Link: http://www.etc-architect.com/?p=339
From ETC-Architect
There are often a lot of people in big data architecture that are often lacking knowledge in data science, so in my observation the most common mistakes in big data projects are not in technology, but in the following areas:
- Everything builds on one master model. The problem is that when you need accuracy you need to deploy many models, instead of working with queries against one model. So when you use the data for predictions you would always app;y several algorithm, such as random forests or Kaggle competitions against the data.So before you start with anything else get yourself a mix of models as the blending of models is the only real thing that increases accuracy, apart from data quality. But with data quality you first need to find out where to start and many models will deliver you that insight as well.
- Data is not tested.

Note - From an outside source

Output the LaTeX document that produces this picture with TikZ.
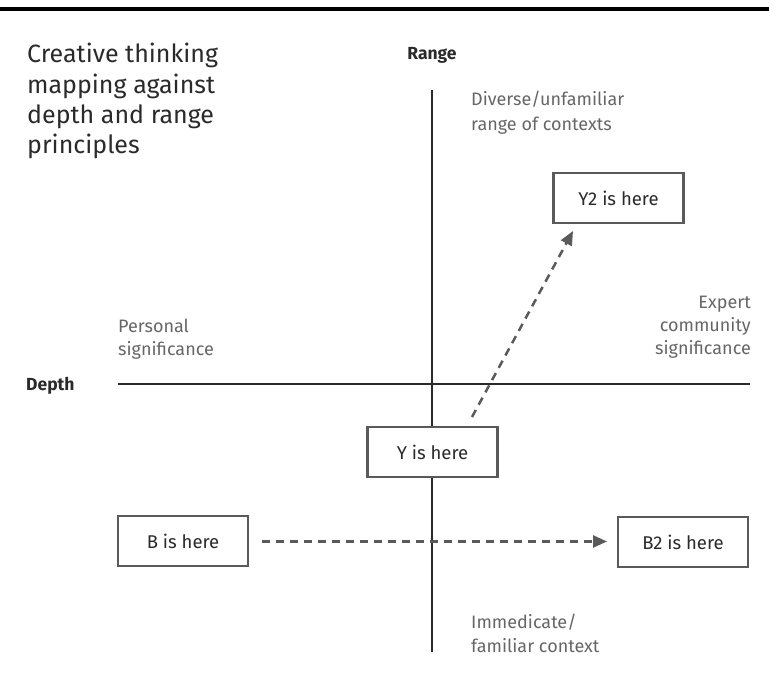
\documentclass[tikz,border=0pt]{standalone}
\usepackage{fontspec}
\setmainfont{Fira Sans}
\usetikzlibrary{arrows.meta}
\definecolor{txtgray}{HTML}{666666}
\definecolor{boxgray}{HTML}{5A5A5A}
\definecolor{dark}{HTML}{2A2A2A}
\begin{document}
\begin{tikzpicture}[x=1pt,y=-1pt,
  axis/.style={line width=2.5pt, draw=dark},
  herebox/.style={draw=boxgray, line width=2.5pt, minimum width=130pt, minimum height=50pt, inner sep=0pt, font=\fontsize{18.5}{22}\selectfont, text=dark},
  lbl/.style={inner sep=0pt, font=\fontsize{18}{22}\selectfont, text=txtgray},
  ttl/.style={inner sep=0pt, anchor=base west, font=\fontsize{25}{30}\selectfont, text=dark},
  axlbl/.style={inner sep=0pt, font=\bfseries\fontsize{17.5}{21}\selectfont, text=dark},
  move/.style={draw=boxgray, line width=2.5pt, dash pattern=on 8pt off 6pt, -{Triangle[length=14pt,width=12pt]}}
]
\useasboundingbox (0,0) rectangle (769,685);
\draw[line width=4pt, draw=black] (0,9) -- (769,9);
% title
\node[ttl] (t1) at (27,63) {Creative thinking};
\node[ttl] (t2) at (27,93) {mapping against};
\node[ttl] (t3) at (27,123) {depth and range};
\node[ttl] (t4) at (27,153) {principles};
% axes
\coordinate (vtop) at (432,90);
\coordinate (vbot) at (432,652);
\coordinate (hl) at (118,384);
\coordinate (hr) at (750,384);
\draw[axis] (vtop) -- (vbot);
\draw[axis] (hl) -- (hr);
\node[axlbl, anchor=base] (range) at (432,60) {Range};
\node[axlbl, anchor=base west] (depth) at (26,390) {Depth};
% labels
\node[lbl, anchor=base west] (div1) at (471,106) {Diverse/unfamiliar};
\node[lbl, anchor=base west] (div2) at (471,130) {range of contexts};
\node[lbl, anchor=base west] (per1) at (118,332) {Personal};
\node[lbl, anchor=base west] (per2) at (118,355) {significance};
\node[lbl, anchor=base east] (exp1) at (751,308) {Expert};
\node[lbl, anchor=base east] (exp2) at (751,331) {community};
\node[lbl, anchor=base east] (exp3) at (751,354) {significance};
\node[lbl, anchor=base west] (imm1) at (471,628) {Immedicate/};
\node[lbl, anchor=base west] (imm2) at (471,652) {familiar context};
% boxes
\node[herebox, fill=white] (Y) at (432.5,452) {Y is here};
\node[herebox] (Y2) at (618.5,198) {Y2 is here};
\node[herebox] (B) at (183,541) {B is here};
\node[herebox] (B2) at (683,542) {B2 is here};
% arrows
\coordinate (ys) at (472,417);
\coordinate (yt) at (573,231);
\draw[move] (ys) -- (yt);
\coordinate (bs) at (262,541.5);
\coordinate (bt) at (607,541.5);
\draw[move] (bs) -- (bt);
\end{tikzpicture}
\end{document}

Often projects will test code, infrastructure, business processes and a lot more, but not the data. Especially when you use the same data for different analysis test the data for coherence and noise.
- Data is not smoothed. Anyone who has ever done some work in statistics knows about smoothing, such as a local weighted scatterplot smoothing. Data architecture should not forget about these basics in data science.
- Start with a computer. This is properly the most common mistake done by people coming from Information technology. Instead first plot it. Even in genomics with terabytes of data only scientists that made a manual plot (such as the Bland-Altman plot) before they started made any real discoveries.
- Data mix is unknown in size. In virtually all environments we have a mix of data sources with often the same data residing in multiple places. The one thing that is important to know is to describe the real sample size, especially when analysing customer data.
- Trusting your data. Unless you understand the main confounders do not trust the data. It is very hard to explain why a certain group had success with their diet as there virtually no randomised dieter. The same is true for customer satisfaction which reaches record level when the weather turns out to be just perfect.
- Start with a solution. When doing data architecture stick to the problems and keep them alive, often solutions will come and go, but as long you have a clear definition of the problem you can always get back.